La pratique du frontispice est une chose que je trouve merveilleuse. Le fait de penser l’architecture d’un portail qui se dresse à l’entrée d’une œuvre, c’est déjà envisager l’univers propre de cette œuvre, ses enjeux les plus cruciaux, et avec quel genre de tension nous souhaitons que le spectateur la découvre. C’est aussi témoigner du respect à l’égard de l’œuvre, en lui consacrant un espace propre et élégant au sein duquel elle peut s’inscrire et vivre. Mais pour les figures emblématiques de l’histoire, qui ont la chance de se trouver sur ce frontispice, nous obtenons deux effets antithétiques : d’une part la figure est abstraite du rôle qu’elle joue dans l’œuvre et elle devient une sorte de symbole, tandis que d’autre part on dirait qu’elle s’empare d’une vie autonome hors du champ hermétique de l’œuvre dans laquelle nous la connaissions et la restreignions.

Le cas dont je souhaite parler est magnifique, dans le sens où la composition à laquelle le frontispice est consacré est elle-même un panorama d’un univers artistique plus complet. Il s’agit de la Turandot Suite de Busoni, une suite orchestrale d’épisodes d’une histoire de Turandot (originellement dédiée à une production théâtrale) dont les motifs sont ensuite repris dans l’opéra Turandot de Busoni. Il s’agit donc de musique de scène, que l’on se délecte pourtant d’écouter seule tant le panorama est riche, vivant, coloré et dramatiquement contrasté.
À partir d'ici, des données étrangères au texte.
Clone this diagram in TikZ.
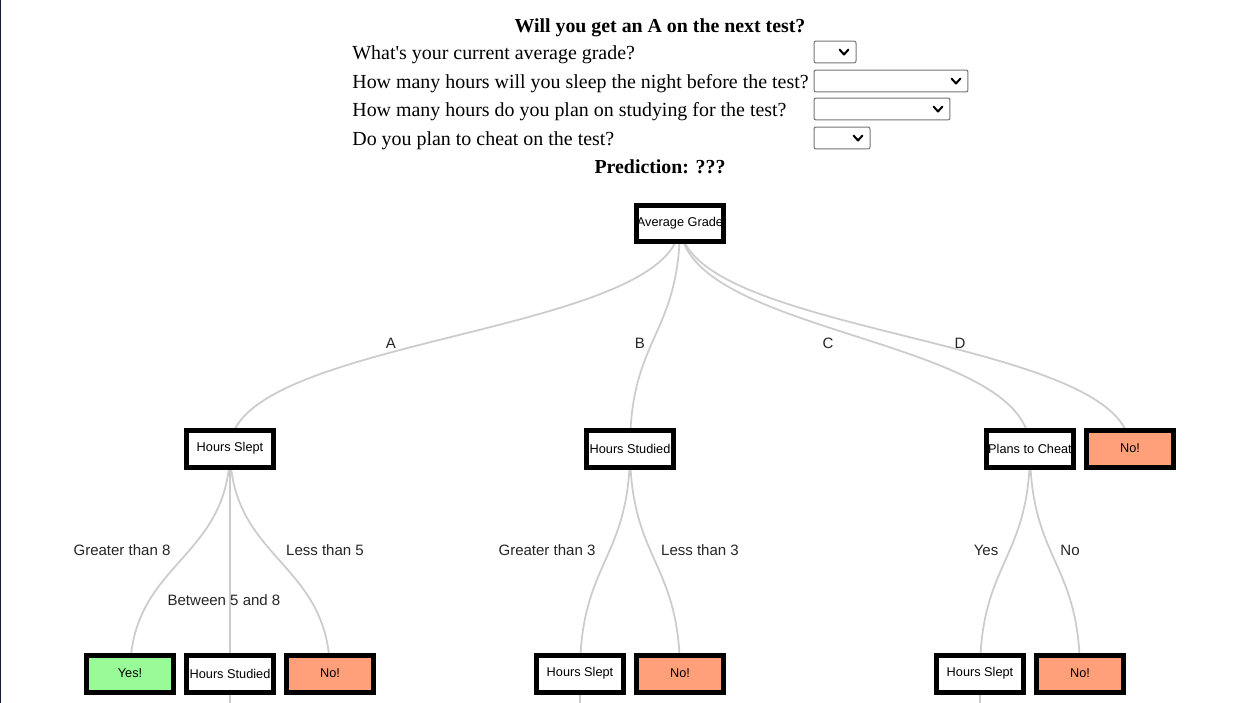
\documentclass[tikz,border=0pt]{standalone}
\usepackage{fontspec}
\setmainfont{Liberation Serif}
\newfontfamily\arialfont{Liberation Sans}
\usetikzlibrary{calc,backgrounds}
\definecolor{yesgreen}{HTML}{98FB98}
\definecolor{nosalmon}{HTML}{FFA07A}
\definecolor{linkgray}{HTML}{CCCCCC}
\definecolor{selgray}{HTML}{767676}
\definecolor{leftbar}{HTML}{161A35}

\begin{document}
\begin{tikzpicture}[x=0.02cm,y=-0.02cm]
	\tikzset{box/.style = {draw=black,line width=0.1cm,fill=white,minimum width=1.74cm,%
	    minimum height=0.74cm,inner sep=0pt,font=\arialfont\fontsize{7.25}{8.5}\selectfont}}
	\tikzset{yes/.style = {box,fill=yesgreen}}
	\tikzset{no/.style = {box,fill=nosalmon}}
	\tikzset{lbl/.style = {inner sep=0pt,text=black!85,font=\arialfont\fontsize{8.55}{10}\selectfont}}
	\tikzset{link/.style = {draw=linkgray,line width=0.035cm,to path={let \p1=(\tikztostart),%
	    \p2=(\tikztotarget), \p3=($(\p1)!0.5!(\p2)$) in .. controls (\x1,\y3) and (\x2,\y3) .. (\p2)}}}
	\tikzset{question/.style = {anchor=base west,inner sep=0pt,font=\fontsize{11.35}{13}\selectfont}}
	\tikzset{heading/.style = {anchor=base,inner sep=0pt,font=\bfseries\fontsize{11.3}{13}\selectfont}}
	\tikzset{select/.style = {draw=selgray,line width=0.02cm,rounded corners=0.04cm,minimum height=0.44cm,inner sep=0pt}}
	\tikzset{chev/.style = {line width=0.04cm,line cap=round,line join=round}}

	\useasboundingbox (0,0) rectangle (1258,703);

	% form
	\node[heading] (title) at (660,32) {Will you get an A on the next test?};
	\node[question] (q1) at (352,59) {What\textquotesingle s your current average grade?};
	\node[question] (q2) at (352,88) {How many hours will you sleep the night before the test?};
	\node[question] (q3) at (352,116) {How many hours do you plan on studying for the test?};
	\node[question] (q4) at (352,145) {Do you plan to cheat on the test?};
	\node[heading] (pred) at (660,173) {Prediction: ???};
	\node[select,minimum width=0.84cm] (sel1) at (835,52) {};
	\node[select,minimum width=3.08cm] (sel2) at (891,81) {};
	\node[select,minimum width=2.72cm] (sel3) at (882,109) {};
	\node[select,minimum width=1.12cm] (sel4) at (842,138) {};
	\foreach \s in {sel1,sel2,sel3,sel4}
	    \draw[chev] ($(\s.east)+(-17,-2.5)$) -- ++(4.5,5) -- ++(4.5,-5);

	% tree nodes
	\node[box] (grade) at (680,223.5) {Average Grade};
	\node[box] (slept1) at (230,448.5) {Hours Slept};
	\node[box] (studied1) at (630,448.5) {Hours Studied};
	\node[box] (cheat) at (1030,448.5) {Plans to Cheat};
	\node[no] (no1) at (1130,448.5) {No!};
	\node[yes] (yes1) at (130,673.5) {Yes!};
	\node[box] (studied2) at (230,673.5) {Hours Studied};
	\node[no] (no2) at (330,673.5) {No!};
	\node[box] (slept2) at (580,673.5) {Hours Slept};
	\node[no] (no3) at (680,673.5) {No!};
	\node[box] (slept3) at (980,673.5) {Hours Slept};
	\node[no] (no4) at (1080,673.5) {No!};
	\coordinate (stub1) at (230,705);
	\coordinate (stub2) at (580,705);
	\coordinate (stub3) at (980,705);

	% edge labels
	\node[lbl] (la) at (391,343.5) {A};
	\node[lbl] (lb) at (640,343.5) {B};
	\node[lbl] (lc) at (828,343.5) {C};
	\node[lbl] (ld) at (960,343.5) {D};
	\node[lbl] (lgt8) at (122,550.5) {Greater than 8};
	\node[lbl] (lmid) at (224,600.5) {Between 5 and 8};
	\node[lbl] (llt5) at (325,550.5) {Less than 5};
	\node[lbl] (lgt3) at (547,550.5) {Greater than 3};
	\node[lbl] (llt3) at (700,550.5) {Less than 3};
	\node[lbl] (lyes) at (986,550.5) {Yes};
	\node[lbl] (lno) at (1070,550.5) {No};

	% edges
	\begin{scope}[on background layer]
	\fill[white] (0,0) rectangle (1258,703);
	\fill[leftbar] (0,0) rectangle (1.5,703);
	\draw[link] (grade.center) to (slept1.center);
	\draw[link] (grade.center) to (studied1.center);
	\draw[link] (grade.center) to (cheat.center);
	\draw[link] (grade.center) to (no1.center);
	\draw[link] (slept1.center) to (yes1.center);
	\draw[link] (slept1.center) to (studied2.center);
	\draw[link] (slept1.center) to (no2.center);
	\draw[link] (studied1.center) to (slept2.center);
	\draw[link] (studied1.center) to (no3.center);
	\draw[link] (cheat.center) to (slept3.center);
	\draw[link] (cheat.center) to (no4.center);
	\draw[link] (studied2.center) -- (stub1);
	\draw[link] (slept2.center) -- (stub2);
	\draw[link] (slept3.center) -- (stub3);
	\end{scope}
\end{tikzpicture}
\end{document}
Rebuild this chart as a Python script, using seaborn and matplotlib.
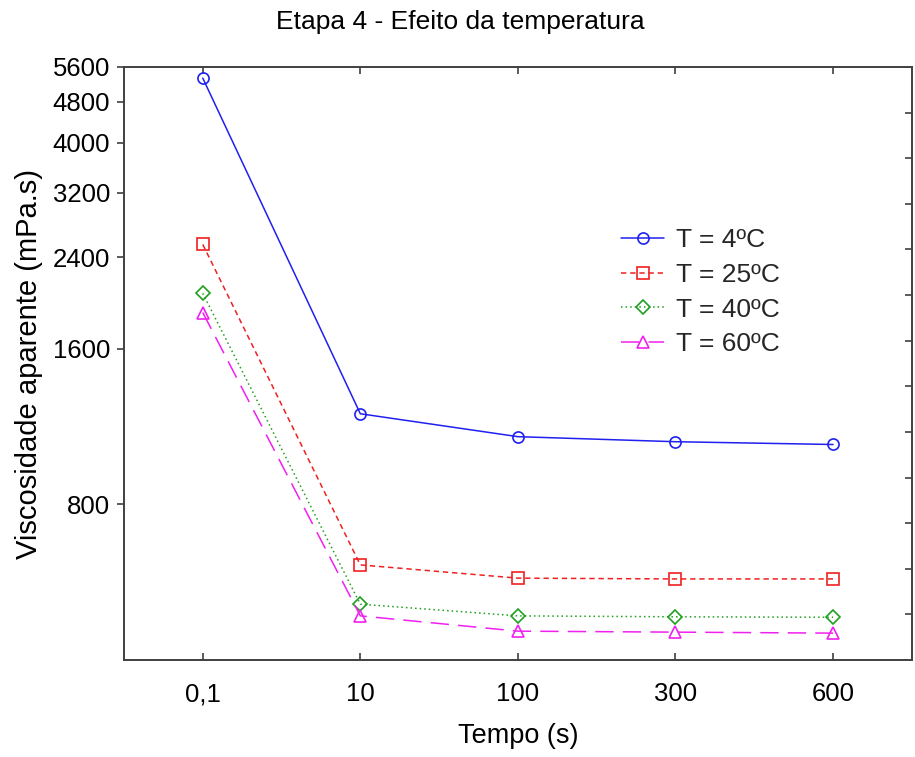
import matplotlib
matplotlib.use("Agg")
import matplotlib.pyplot as plt
import matplotlib.ticker as mticker
import numpy as np
import pandas as pd
import seaborn as sns

# Time categories (s) and apparent viscosity (mPa.s) at each temperature
tempo_labels = ["0,1", "10", "100", "300", "600"]
visc_4C = [5330, 1197, 1081, 1057, 1044]
visc_25C = [2543, 611, 576, 574, 574]
visc_40C = [2045, 513, 487, 485, 484]
visc_60C = [1878, 487, 455, 453, 451]
series_names = ["T = 4ºC", "T = 25ºC", "T = 40ºC", "T = 60ºC"]
y_ticks = [800, 1600, 2400, 3200, 4000, 4800, 5600]

sns.set_theme(style="white")
plt.rcParams["font.family"] = ["Liberation Sans", "DejaVu Sans"]

fig = plt.figure(figsize=(9.15, 7.57), dpi=100)
ax = fig.add_axes([0.1355, 0.128, 0.861, 0.7835])

positions = np.arange(len(tempo_labels))
styles = [
    dict(color="#2020f0", marker="o", linestyle="-"),
    dict(color="#f02020", marker="s", linestyle=(0, (3.5, 2.5))),
    dict(color="#20a020", marker="D", linestyle=(0, (1, 2))),
    dict(color="#f020f0", marker="^", linestyle=(0, (12, 6))),
]
all_values = [visc_4C, visc_25C, visc_40C, visc_60C]
for name, vals, st in zip(series_names, all_values, styles):
    df = pd.DataFrame({"tempo": positions, "visc": vals})
    ms = 8 if st["marker"] != "D" else 7
    sns.lineplot(data=df, x="tempo", y="visc", ax=ax, label=name,
                 color=st["color"], marker=st["marker"], linestyle=st["linestyle"],
                 linewidth=1.1, markersize=ms, markerfacecolor="none",
                 markeredgecolor=st["color"], markeredgewidth=1.2)

ax.set_yscale("log")
ax.set_ylim(400, 5600)
ax.set_xlim(-0.5, len(tempo_labels) - 0.5)
ax.yaxis.set_major_locator(mticker.FixedLocator(y_ticks))
ax.yaxis.set_major_formatter(mticker.FixedFormatter([str(t) for t in y_ticks]))
ax.yaxis.set_minor_locator(mticker.NullLocator())
ax.set_xticks(positions)
ax.set_xticklabels(tempo_labels)

spine_color = "#404040"
for sp in ax.spines.values():
    sp.set_visible(True)
    sp.set_color(spine_color)
    sp.set_linewidth(1.4)

ax.tick_params(axis="y", which="major", left=True, right=False, direction="out",
               length=5, width=1.2, color=spine_color, labelsize=18.5, pad=5,
               labelcolor="black")
ax.tick_params(axis="x", which="major", bottom=True, top=True, direction="in",
               length=5, width=1.2, color=spine_color, labelsize=18.5, pad=16,
               labelcolor="black")

# unlabelled linear ticks along the right edge
ax2 = ax.twinx()
ax2.set_ylim(400, 5600)
ax2.set_yticks(np.arange(800, 5600, 400))
ax2.tick_params(axis="y", direction="in", length=5, width=1.2, color=spine_color,
                labelright=False)
for sp in ax2.spines.values():
    sp.set_visible(False)

ax.set_xlabel("Tempo (s)", fontsize=19.5, labelpad=12, color="black")
ax.set_ylabel("Viscosidade aparente (mPa.s)", fontsize=21, labelpad=7, color="black")
fig.text(0.503, 0.971, "Etapa 4 - Efeito da temperatura", ha="center", va="center",
         fontsize=19, color="black")

leg = ax.legend(loc="upper left", bbox_to_anchor=(0.614, 0.75), frameon=False,
                fontsize=19, handlelength=1.65, handletextpad=0.45,
                labelspacing=0.4, borderpad=0)

fig.savefig("out.png", dpi=100)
Il y a dans cette composition musicale une exploration quelque peu abstraite d’un monde artistique de Turandot, dans laquelle des épisodes se suivent comme des tableaux isolés, bien que très élégamment articulés. Où est Turandot ? Elle est dans toutes les subtilités de ce drame musical, mais jamais son visage ne se manifeste entièrement devant nos yeux. Et voilà qu’elle apparaît au milieu de ce frontispice, réalisé par Emil Orlík, dans une pièce à part, avec une posture leste, encadrée par des soupirants tantôt décapités, tantôt implorants. On dirait que tout y est, car l’un des dignitaires a l’inclination résignée et silencieuse, tandis que l’autre sollicite la pitié ; les têtes sans corps semblent méditer la leçon de cette femme aux épreuves fatales… Et elle, qu’elle paraît douce et sereine ! Et le décor si orné et ordonné autour d’elle. On entend surtout les soupirs, très discrets, et les fleurs. Des soupirs parce que l’histoire doit être ainsi, car la terreur bruyante est impossible devant une telle princesse. Et ces fleurs, qui semblent tomber comme motifs sur la robe de Turandot, ce sont les mêmes que l’on entend dans la section de la suite qui se passe dans la zénana de la princesse.
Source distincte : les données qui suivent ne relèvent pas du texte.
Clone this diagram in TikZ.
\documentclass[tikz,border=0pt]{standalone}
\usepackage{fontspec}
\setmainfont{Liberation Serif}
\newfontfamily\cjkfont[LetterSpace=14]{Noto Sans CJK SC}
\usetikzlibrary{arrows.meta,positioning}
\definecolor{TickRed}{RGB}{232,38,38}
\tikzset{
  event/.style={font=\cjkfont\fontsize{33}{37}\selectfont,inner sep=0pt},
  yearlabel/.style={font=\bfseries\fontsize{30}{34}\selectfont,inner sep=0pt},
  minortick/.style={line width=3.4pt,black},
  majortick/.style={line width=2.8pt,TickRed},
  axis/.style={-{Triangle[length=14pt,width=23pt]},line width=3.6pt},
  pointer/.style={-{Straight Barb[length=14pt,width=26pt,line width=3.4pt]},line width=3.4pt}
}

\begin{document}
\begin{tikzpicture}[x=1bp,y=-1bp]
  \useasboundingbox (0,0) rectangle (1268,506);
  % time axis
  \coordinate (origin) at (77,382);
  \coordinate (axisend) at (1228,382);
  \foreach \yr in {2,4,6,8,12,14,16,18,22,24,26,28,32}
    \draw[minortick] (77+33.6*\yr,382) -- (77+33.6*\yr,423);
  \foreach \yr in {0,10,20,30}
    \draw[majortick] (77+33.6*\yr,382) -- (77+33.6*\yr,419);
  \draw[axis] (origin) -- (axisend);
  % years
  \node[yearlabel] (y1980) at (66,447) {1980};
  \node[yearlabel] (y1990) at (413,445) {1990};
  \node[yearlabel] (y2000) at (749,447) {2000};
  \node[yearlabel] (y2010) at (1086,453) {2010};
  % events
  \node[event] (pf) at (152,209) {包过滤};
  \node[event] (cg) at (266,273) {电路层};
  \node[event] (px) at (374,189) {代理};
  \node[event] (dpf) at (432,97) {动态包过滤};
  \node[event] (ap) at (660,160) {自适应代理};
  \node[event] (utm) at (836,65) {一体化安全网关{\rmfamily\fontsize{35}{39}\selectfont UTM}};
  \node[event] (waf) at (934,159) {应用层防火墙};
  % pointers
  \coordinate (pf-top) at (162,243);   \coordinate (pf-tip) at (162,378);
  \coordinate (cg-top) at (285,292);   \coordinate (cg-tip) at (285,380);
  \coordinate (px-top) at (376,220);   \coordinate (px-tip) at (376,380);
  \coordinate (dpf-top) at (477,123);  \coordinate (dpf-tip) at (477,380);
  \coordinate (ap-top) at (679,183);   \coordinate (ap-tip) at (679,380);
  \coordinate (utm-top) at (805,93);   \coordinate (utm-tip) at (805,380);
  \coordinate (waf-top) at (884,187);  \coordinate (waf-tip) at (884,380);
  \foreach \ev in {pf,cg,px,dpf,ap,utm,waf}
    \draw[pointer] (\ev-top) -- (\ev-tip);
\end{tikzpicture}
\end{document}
Dans ce frontispice, on trouve le même enjeu que dans les autres, celui du conflit entre le symbole et l’incarnation indépendante. Mais on dirait que le symbole est, lui-même, tout le fond de l’histoire, et que l’incarnation en est l’instant le plus vrai. Ce n’est pas rien de donner à voir le visage de Turandot, celui pour lequel tant de prétendants ont expiré. Sur ce visage, aucune crispation qui dénote la torture intérieure de Turandot ; c’est une princesse qui joue son rêve, sa lubie qui est une idée d’artiste, et c’est selon son souhait qu’elle nous ouvre la porte de la suite musicale, avec ses tableaux variés et son intrigue enjouée.